Galli, Rosemary E. & Jones, Jocelyn. Guinea-Bissau: Politics, Economics and Society. Frances Pinter Publishers, 1987.
Resumo: Um estudo clássico sobre a Guiné-Bissau que, ao analisar a economia colonial, faz referência explícita à importância das comunidades de comerciantes estrangeiros, nomeadamente os sírio-libaneses, na estrutura do comércio a retalho.
Fontes sobre a Diáspora e Contexto Regional:
Leite, Joana Pereira. "Comerciantes sírio-libaneses em Moçambique: perfis e percursos de uma minoria." Revista de História da Sociedade e da Cultura, vol. 18, 2018, pp. 245-266.
Resumo: Apesar de o foco ser Moçambique, este artigo é útil porque contextualiza o fenómeno da migração sírio-libanesa para as colónias portuguesas em geral. Explica os padrões de migração, as redes familiares e os modelos de negócio que eram comuns a estas comunidades em toda a África Lusófona, incluindo a Guiné.

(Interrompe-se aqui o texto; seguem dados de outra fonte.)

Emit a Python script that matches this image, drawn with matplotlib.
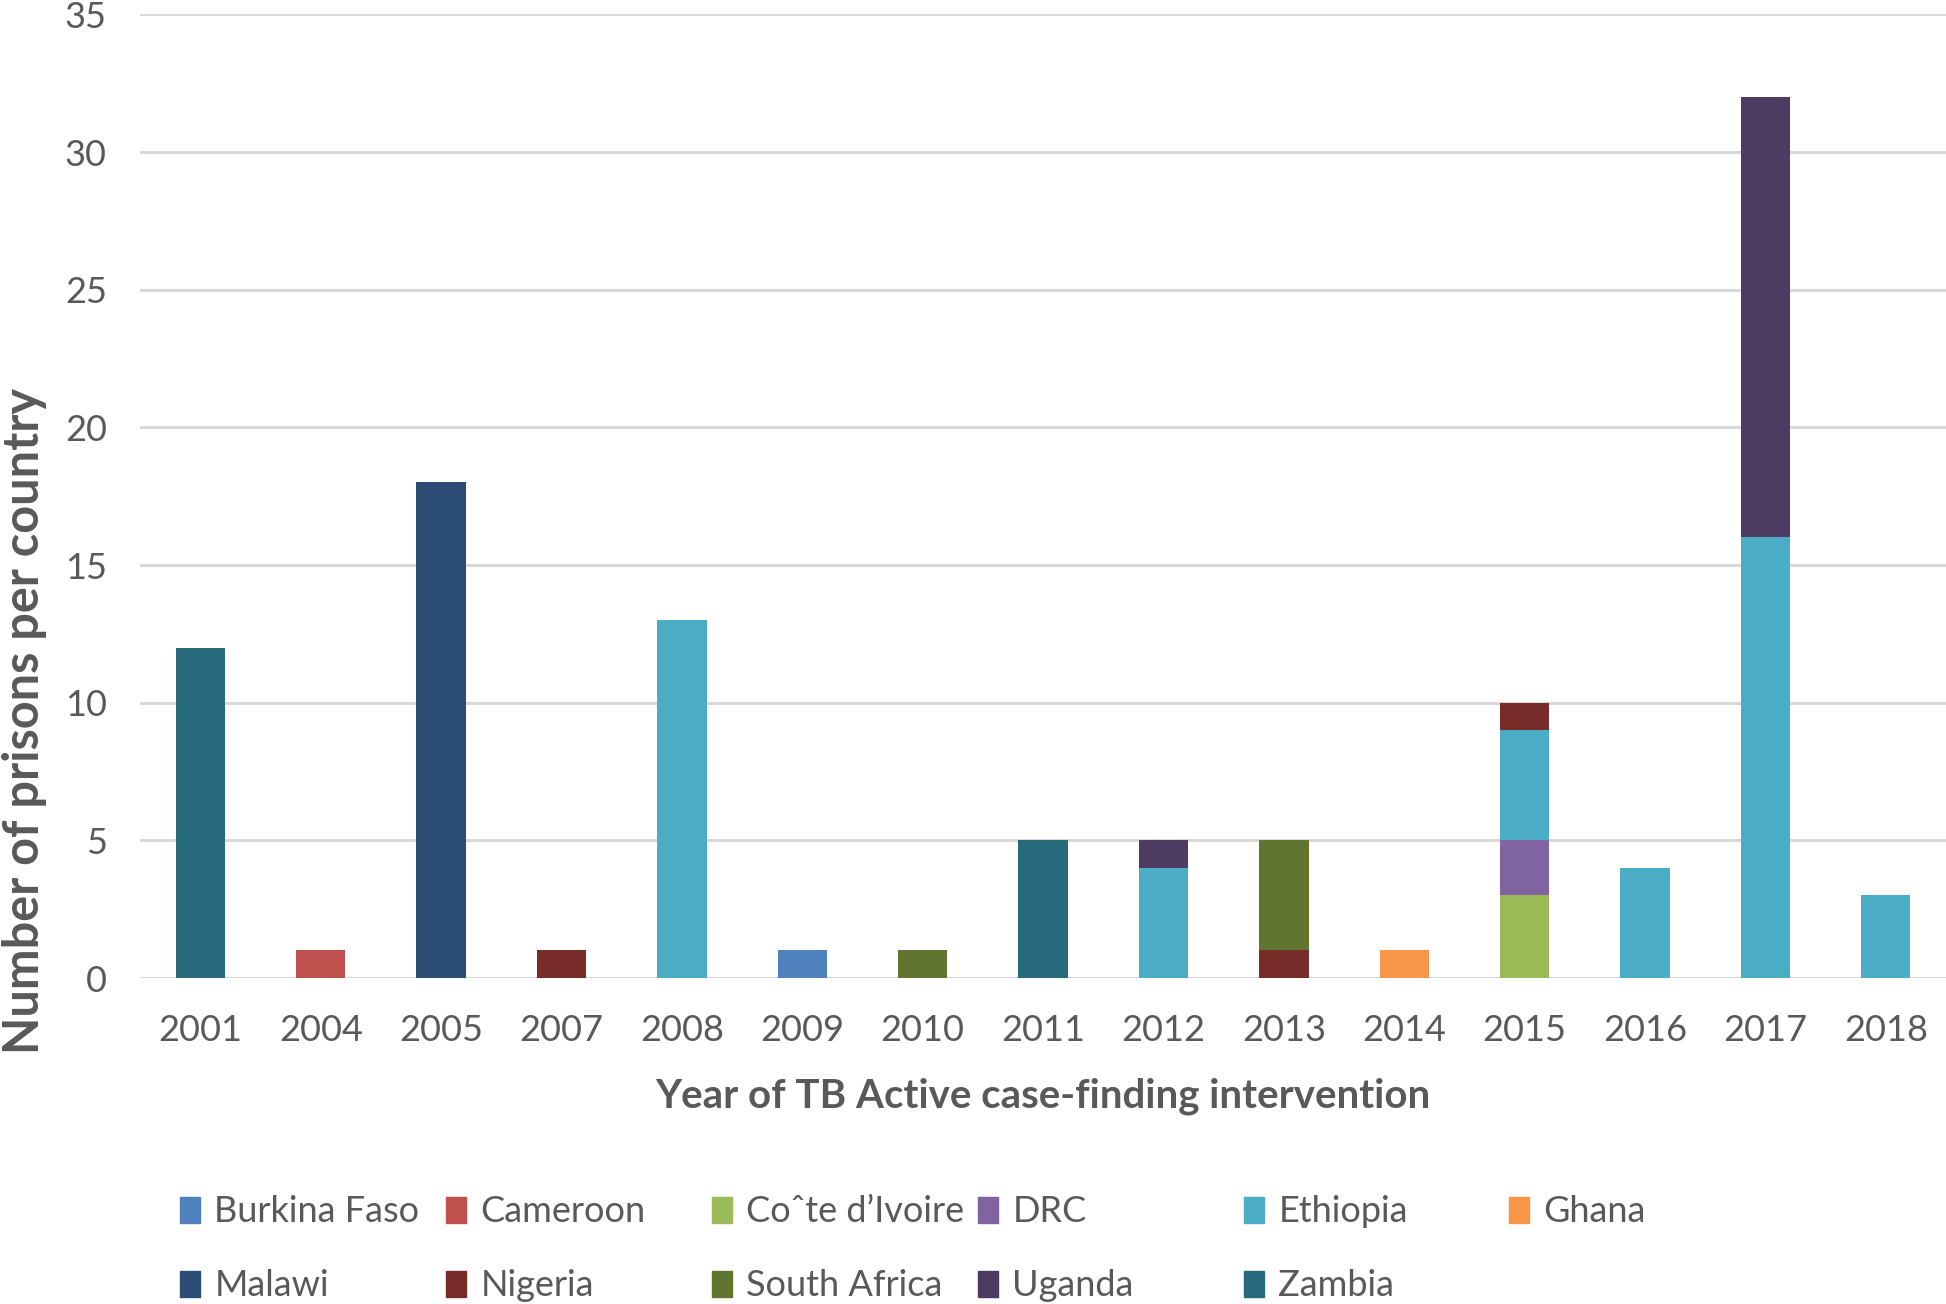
import matplotlib
matplotlib.use("Agg")
import matplotlib.pyplot as plt
import matplotlib.patches as mpatches
import numpy as np

plt.rcParams['font.family'] = ['Lato', 'DejaVu Sans']

years = ['2001', '2004', '2005', '2007', '2008', '2009', '2010', '2011',
         '2012', '2013', '2014', '2015', '2016', '2017', '2018']

countries = ['Burkina Faso', 'Cameroon', 'Co\u02c6te d\u2019Ivoire', 'DRC', 'Ethiopia', 'Ghana',
             'Malawi', 'Nigeria', 'South Africa', 'Uganda', 'Zambia']

#                2001 2004 2005 2007 2008 2009 2010 2011 2012 2013 2014 2015 2016 2017 2018
burkina_faso  = [0,   0,   0,   0,   0,   1,   0,   0,   0,   0,   0,   0,   0,   0,   0]
cameroon      = [0,   1,   0,   0,   0,   0,   0,   0,   0,   0,   0,   0,   0,   0,   0]
cote_divoire  = [0,   0,   0,   0,   0,   0,   0,   0,   0,   0,   0,   3,   0,   0,   0]
drc           = [0,   0,   0,   0,   0,   0,   0,   0,   0,   0,   0,   2,   0,   0,   0]
ethiopia      = [0,   0,   0,   0,  13,   0,   0,   0,   4,   0,   0,   4,   4,  16,   3]
ghana         = [0,   0,   0,   0,   0,   0,   0,   0,   0,   0,   1,   0,   0,   0,   0]
malawi        = [0,   0,  18,   0,   0,   0,   0,   0,   0,   0,   0,   0,   0,   0,   0]
nigeria       = [0,   0,   0,   1,   0,   0,   0,   0,   0,   1,   0,   1,   0,   0,   0]
south_africa  = [0,   0,   0,   0,   0,   0,   1,   0,   0,   4,   0,   0,   0,   0,   0]
uganda        = [0,   0,   0,   0,   0,   0,   0,   0,   1,   0,   0,   0,   0,  16,   0]
zambia        = [12,  0,   0,   0,   0,   0,   0,   5,   0,   0,   0,   0,   0,   0,   0]

series = [burkina_faso, cameroon, cote_divoire, drc, ethiopia, ghana,
          malawi, nigeria, south_africa, uganda, zambia]

colors = ['#4F81BD', '#C0504D', '#9BBB59', '#8064A2', '#4BACC6', '#F79646',
          '#2C4D75', '#772C2A', '#5F7530', '#4D3B62', '#276A7C']

fig = plt.figure(figsize=(19.46, 13.04), dpi=100)
ax = fig.add_axes([0.072, 0.25, 0.928, 0.739])

x = np.arange(len(years))
bottom = np.zeros(len(years))
handles = []
for name, vals, col in zip(countries, series, colors):
    v = np.array(vals, dtype=float)
    ax.bar(x, v, width=0.41, bottom=bottom, color=col, zorder=3)
    bottom += v
    handles.append(mpatches.Patch(color=col, label=name))

ax.set_xlim(-0.5, len(years) - 0.5)
ax.set_ylim(0, 35)
ax.set_yticks(np.arange(0, 36, 5))
ax.set_xticks(x)
ax.set_xticklabels(years)
ax.grid(axis='y', color='#D9D9D9', linewidth=2.2, zorder=0)
ax.set_axisbelow(True)
for s in ax.spines.values():
    s.set_visible(False)
ax.tick_params(axis='both', length=0, labelsize=26, labelcolor='#595959')
ax.tick_params(axis='y', pad=24)
ax.tick_params(axis='x', pad=26)

ax.set_xlabel('Year of TB Active case-finding intervention', fontsize=29,
              fontweight='bold', color='#595959', labelpad=22)
fig.text(0.0125, 0.447, 'Number of prisons per country', rotation=90, fontsize=35,
         fontweight='bold', color='#595959', ha='center', va='center')

# legend: 6 equally spaced columns, 2 rows
col_x = [180, 446, 712, 978, 1244, 1509]
row_y = [1212, 1286]
for i, h in enumerate(handles):
    r, c = divmod(i, 6)
    fig.legend(handles=[h], loc='center left',
               bbox_to_anchor=(col_x[c] / 1946, 1 - row_y[r] / 1304),
               frameon=False, fontsize=26, handlelength=0.55, handleheight=0.75,
               handletextpad=0.4, borderpad=0, borderaxespad=0,
               labelcolor='#595959')

fig.savefig('out.png', dpi=100)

Boumedouha, Said. "Change and continuity in the relationship between the Lebanese in Senegal and the Mouride brotherhood." In The Lebanese in the World: A Century of Emigration, editado por Albert Hourani e Nadim Shehadi, I.B. Tauris, 1992.

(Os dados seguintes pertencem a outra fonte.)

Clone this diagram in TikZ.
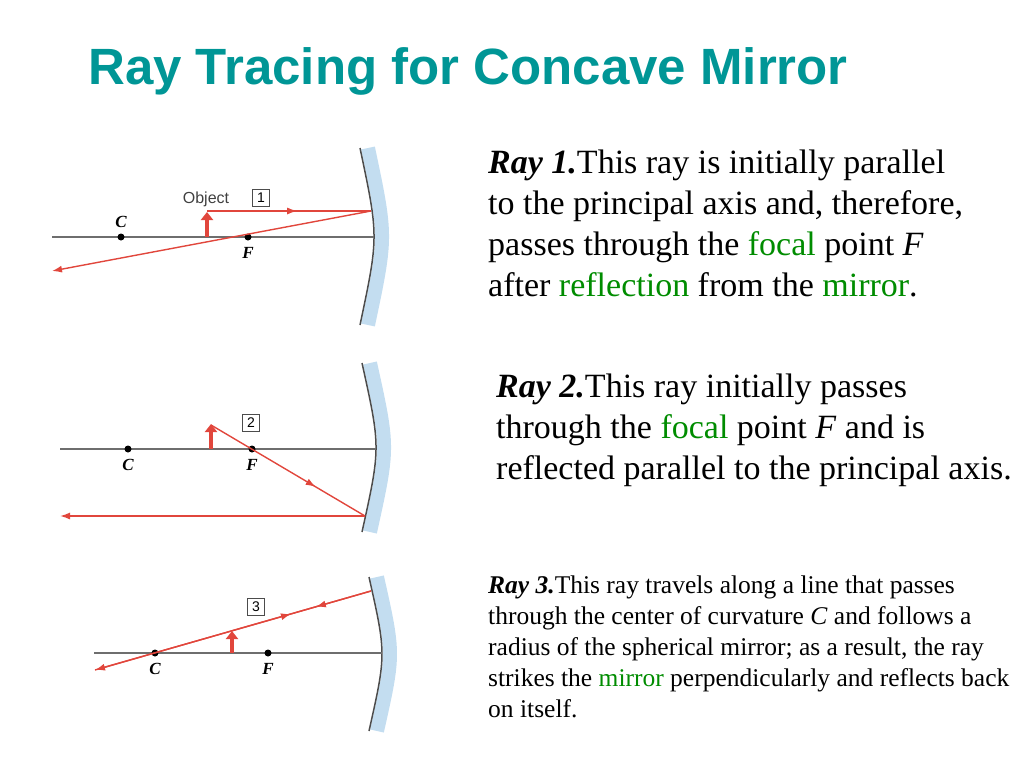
\documentclass[tikz,border=0pt]{standalone}
\usepackage{fontspec}
\setmainfont{Liberation Serif}
\setsansfont{Liberation Sans}
\usetikzlibrary{decorations.markings,arrows.meta}
\definecolor{ttl}{RGB}{0,150,150}
\definecolor{ray}{RGB}{225,70,60}
\definecolor{grn}{RGB}{0,140,0}
\definecolor{mblue}{RGB}{175,210,235}
\definecolor{axisc}{RGB}{110,110,110}
\newcommand{\gr}[1]{\textcolor{grn}{#1}}
\begin{document}
\begin{tikzpicture}[x=1pt,y=-1pt,
  axis/.style={axisc,line width=1.8pt},
  rayl/.style={ray,line width=1.4pt},
  endarr/.style={-{Latex[length=10pt,width=7pt]}},
  midarr/.style={postaction={decorate},decoration={markings,mark=at position #1 with {\arrow{Latex[length=10pt,width=7pt]}}}},
  obj/.style={ray,line width=3.2pt,-{Triangle[length=8pt,width=12pt]}},
  dot/.style={circle,fill=black,inner sep=0pt,minimum size=7pt},
  pl/.style={font=\bfseries\itshape\fontsize{17}{17}\selectfont},
  box/.style={draw=black!70,line width=0.8pt,font=\sffamily\fontsize{14}{14}\selectfont,inner sep=1.5pt,minimum size=17pt},
  mirror/.style={black!70,line width=1.5pt},
  glow/.style={mblue,line width=14pt,opacity=0.75},
  txt/.style={anchor=north west,inner sep=0pt,align=left}]
\useasboundingbox (0,0) rectangle (1024,768);
\node[anchor=west,font=\sffamily\bfseries\fontsize{51}{51}\selectfont,text=ttl,inner sep=0] (title) at (88,71) {Ray Tracing for Concave Mirror};

% ---------- Diagram 1
\draw[glow] (368,148) .. controls (386.7,236.5) .. (368,325);
\draw[mirror] (360,148) .. controls (378.7,236.5) .. (360,325);
\coordinate (a1l) at (52,237); \coordinate (a1r) at (374,237);
\draw[axis] (a1l) -- (a1r);
\node[dot] (C1) at (121,237) {}; \node[dot] (F1) at (248,237) {};
\node[pl] (C1l) at (121,222) {C}; \node[pl] (F1l) at (248,253) {F};
\coordinate (o1b) at (207,237); \coordinate (o1t) at (207,212);
\draw[obj] (o1b) -- (o1t);
\coordinate (r1s) at (207,211); \coordinate (m1) at (371,211); \coordinate (e1) at (52,271);
\draw[rayl,midarr=0.55] (r1s) -- (m1);
\draw[rayl,endarr] (m1) -- (e1);
\node[font=\sffamily\fontsize{16}{16}\selectfont,text=black!75] (ob) at (206,199) {Object};
\node[box] (b1) at (261,198) {1};

% ---------- Diagram 2
\draw[glow] (370,363) .. controls (388.7,447.5) .. (370,532);
\draw[mirror] (362,363) .. controls (380.7,447.5) .. (362,532);
\coordinate (a2l) at (60,449); \coordinate (a2r) at (376,449);
\draw[axis] (a2l) -- (a2r);
\node[dot] (C2) at (128,449) {}; \node[dot] (F2) at (252,449) {};
\node[pl] (C2l) at (128,465) {C}; \node[pl] (F2l) at (252,465) {F};
\coordinate (o2b) at (211,449); \coordinate (o2t) at (211,424);
\draw[obj] (o2b) -- (o2t);
\coordinate (r2s) at (211,425); \coordinate (m2) at (365,516); \coordinate (e2) at (60,516);
\draw[rayl,midarr=0.68] (r2s) -- (m2);
\draw[rayl,endarr] (m2) -- (e2);
\node[box] (b2) at (251,423) {2};

% ---------- Diagram 3
\draw[glow] (377,577) .. controls (394.3,654) .. (377,731);
\draw[mirror] (369,577) .. controls (386.3,654) .. (369,731);
\coordinate (a3l) at (94,653); \coordinate (a3r) at (382,653);
\draw[axis] (a3l) -- (a3r);
\node[dot] (C3) at (155,653) {}; \node[dot] (F3) at (268,653) {};
\node[pl] (C3l) at (155,669) {C}; \node[pl] (F3l) at (268,669) {F};
\coordinate (o3b) at (232,653); \coordinate (o3t) at (232,631);
\draw[obj] (o3b) -- (o3t);
\coordinate (m3) at (371,591); \coordinate (e3) at (95,670);
\draw[rayl,endarr,midarr=0.2] (m3) -- (e3);
\draw[rayl,postaction={decorate},decoration={markings,mark=at position 0.29 with {\arrowreversed{Latex[length=10pt,width=7pt]}}}] (m3) -- (e3);
\node[box] (b3) at (256,607) {3};

% ---------- Texts
\node[txt,font=\fontsize{34}{41}\selectfont] (t1) at (488,150)
{\textbf{\textit{Ray 1.}}This ray is initially parallel\\
to the principal axis and, therefore,\\
passes through the \gr{focal} point \textit{F}\\
after \gr{reflection} from the \gr{mirror}.};
\node[txt,font=\fontsize{34}{41}\selectfont] (t2) at (496,374)
{\textbf{\textit{Ray 2.}}This ray initially passes\\
through the \gr{focal} point \textit{F} and is\\
reflected parallel to the principal axis.};
\node[txt,font=\fontsize{25.5}{31}\selectfont] (t3) at (488,576)
{\textbf{\textit{Ray 3.}}This ray travels along a line that passes\\
through the center of curvature \textit{C} and follows a\\
radius of the spherical mirror; as a result, the ray\\
strikes the \gr{mirror} perpendicularly and reflects back\\
on itself.};
\end{tikzpicture}
\end{document}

Resumo: Este livro é uma obra de referência sobre a diáspora libanesa a nível mundial. O capítulo sobre o Senegal é particularmente relevante porque a Guiné-Bissau partilha muitas dinâmicas históricas e comerciais com a sua vizinhança na África Ocidental. Descreve o modelo de negócio dos comerciantes libaneses na região, que é perfeitamente aplicável ao caso da Guiné.

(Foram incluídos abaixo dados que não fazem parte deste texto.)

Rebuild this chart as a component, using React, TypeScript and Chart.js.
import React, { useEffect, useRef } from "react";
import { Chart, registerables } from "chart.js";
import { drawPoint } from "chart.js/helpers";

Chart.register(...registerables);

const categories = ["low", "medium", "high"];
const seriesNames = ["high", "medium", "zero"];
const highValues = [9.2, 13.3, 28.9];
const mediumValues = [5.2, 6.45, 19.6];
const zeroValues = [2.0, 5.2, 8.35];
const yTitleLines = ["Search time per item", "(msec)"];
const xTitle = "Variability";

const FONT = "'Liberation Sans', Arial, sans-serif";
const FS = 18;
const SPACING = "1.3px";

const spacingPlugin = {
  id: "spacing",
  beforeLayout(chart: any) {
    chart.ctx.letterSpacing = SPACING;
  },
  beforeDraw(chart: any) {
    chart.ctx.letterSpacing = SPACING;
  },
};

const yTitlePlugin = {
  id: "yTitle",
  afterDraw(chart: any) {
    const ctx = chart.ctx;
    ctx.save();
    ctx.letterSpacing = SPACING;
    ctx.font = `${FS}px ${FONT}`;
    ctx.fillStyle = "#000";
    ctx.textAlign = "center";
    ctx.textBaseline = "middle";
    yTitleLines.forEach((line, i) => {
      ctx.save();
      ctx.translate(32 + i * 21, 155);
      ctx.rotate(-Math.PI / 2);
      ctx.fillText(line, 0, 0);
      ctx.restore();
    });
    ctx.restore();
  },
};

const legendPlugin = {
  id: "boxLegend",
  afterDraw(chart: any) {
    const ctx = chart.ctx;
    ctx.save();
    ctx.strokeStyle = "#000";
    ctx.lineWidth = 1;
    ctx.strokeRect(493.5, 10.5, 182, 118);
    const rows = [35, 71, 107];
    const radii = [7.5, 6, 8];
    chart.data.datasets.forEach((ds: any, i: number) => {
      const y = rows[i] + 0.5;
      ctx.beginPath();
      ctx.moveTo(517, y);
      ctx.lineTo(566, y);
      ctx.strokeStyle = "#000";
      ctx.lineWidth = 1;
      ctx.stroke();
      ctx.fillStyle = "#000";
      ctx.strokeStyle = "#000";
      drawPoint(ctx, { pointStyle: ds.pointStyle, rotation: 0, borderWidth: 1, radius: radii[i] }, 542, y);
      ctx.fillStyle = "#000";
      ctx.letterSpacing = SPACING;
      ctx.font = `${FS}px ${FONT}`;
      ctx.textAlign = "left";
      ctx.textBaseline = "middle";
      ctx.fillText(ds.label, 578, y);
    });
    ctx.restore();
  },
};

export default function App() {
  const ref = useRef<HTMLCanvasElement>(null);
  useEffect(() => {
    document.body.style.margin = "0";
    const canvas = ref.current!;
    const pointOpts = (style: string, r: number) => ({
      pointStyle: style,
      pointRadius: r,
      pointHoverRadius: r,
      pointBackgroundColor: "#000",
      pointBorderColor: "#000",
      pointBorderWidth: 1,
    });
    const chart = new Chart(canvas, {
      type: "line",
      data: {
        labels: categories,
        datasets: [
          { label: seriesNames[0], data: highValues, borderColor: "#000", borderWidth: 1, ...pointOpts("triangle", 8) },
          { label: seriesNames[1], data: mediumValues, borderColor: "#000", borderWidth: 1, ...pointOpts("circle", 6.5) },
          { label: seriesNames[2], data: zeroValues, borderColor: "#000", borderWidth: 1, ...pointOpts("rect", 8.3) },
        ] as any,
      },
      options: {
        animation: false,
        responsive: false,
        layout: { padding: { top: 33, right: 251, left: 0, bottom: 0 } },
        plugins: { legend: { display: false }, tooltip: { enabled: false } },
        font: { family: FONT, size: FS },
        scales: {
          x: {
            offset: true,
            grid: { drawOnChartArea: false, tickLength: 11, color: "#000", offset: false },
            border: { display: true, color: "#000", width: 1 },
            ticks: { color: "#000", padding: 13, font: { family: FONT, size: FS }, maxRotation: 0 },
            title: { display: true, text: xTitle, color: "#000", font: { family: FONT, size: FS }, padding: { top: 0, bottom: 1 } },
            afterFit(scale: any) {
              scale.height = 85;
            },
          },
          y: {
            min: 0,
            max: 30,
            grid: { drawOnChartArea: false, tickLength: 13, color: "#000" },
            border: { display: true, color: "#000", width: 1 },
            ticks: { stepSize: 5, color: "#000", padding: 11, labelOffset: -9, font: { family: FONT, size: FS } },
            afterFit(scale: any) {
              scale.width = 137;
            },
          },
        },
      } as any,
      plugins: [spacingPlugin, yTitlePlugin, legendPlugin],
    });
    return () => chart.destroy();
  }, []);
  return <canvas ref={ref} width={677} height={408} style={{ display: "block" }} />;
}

Estas fontes demonstram que a presença e a importância dos comerciantes libaneses e sírio-libaneses na Guiné-Bissau não são apenas um facto conhecido, mas também um objeto de estudo académico consolidado. A dissertação de Olívia Janequine (**), em particular, é a referência mais direta e aprofundada sobre o tema.
O governo não estava nada satisfeito com este sistema por considerar que os libaneses ganhavam demasiado com estes negócios de verdadeira exploração dos produtores locais. Considerava também que as pequenas quantidades transportadas não eram economicamente viáveis na perspetica da exportação em grande escala.
Ambos os problemas foram resolvidos com um plano que previa a nacionalização do comércio por grosso e a retalho e o transporte das mercadorias a realizar por camiões modernos.
Claro está que foi a Suécia quem, a meu pedido, veio a fornecer umas dúzias de moderníssimos camiões Volvo, desembarcados em Bissau em poucos meses.
Estes camiões último modelo,com ar condicionado, rádio estereofónico e confortável cabine para o condutor dormir, eram naves espaciais aos olhos da populção, e depressa se tornaram num instrumento de "engate" das belezas locais nas ruas de Bissau.
Durante uns tempos era mais importante esta "mercadoria" do que os tradicionais produtos de plástico e tecidos a serem transportados para o interior.
Se o problema tivesse sido só esse, as coisas näo teriam sido tão graves. Mas...quando os camionistas mais consciencios finalmente se puseram a caminho do interior (o que não deveriam ter feito!), concluiu-se que as estradas existentes ["picadas",] não foram feitas para estes mastodontes ma sim para as carrinhas Peugeot.
Todos os tipos imagináveis de problemas surgiram, acabando por liquidar este tipo de transporte. Em menos de seis meses todos os camiões Volvo estavam parados.
Sendo as marcas de camiões Volvo e Scania as mais vendidas mundialmente, e utilizadas nas condições mais extremas, foi enviada a Bissau uma equipa de mecâncios para estudar o problema surgido.
Chegou-se à conclusão de que, para além dos problemas quanto ao peso que as estradas não suportavam, ambém tinham surgido pequenos problemas de manutenção das viaturas, do tipo: esqueceram-se de mudar o óleo, houve componentes dos motores que desaparecera, etc.
Com a falta de intermediários tradicionais, como os comerciantes libaneses, os camponeses não conseguiam escoar a sua produção, pelo que se voltaram a concentrar-se na produção para consumo local.
O arroz passou a não chegar para alimentar a população de Bissau. Aí a coisa tornou-se grave!
Telegrafei de imediato para os escritórios centrais da SIDA (que são as iniciais ou o acrónimo da Agência Estatal Sueca para a ajuda aos países em vias de desenvolvimento) e, em muito curto espaço de tempo, tínhamos em Bissau um barco fretado, chinês, que transportava 3 mil toneladas de arroz para que a população não morresse de fome.
Estou a simplicar mas as coisas passaram-se basicamente assim.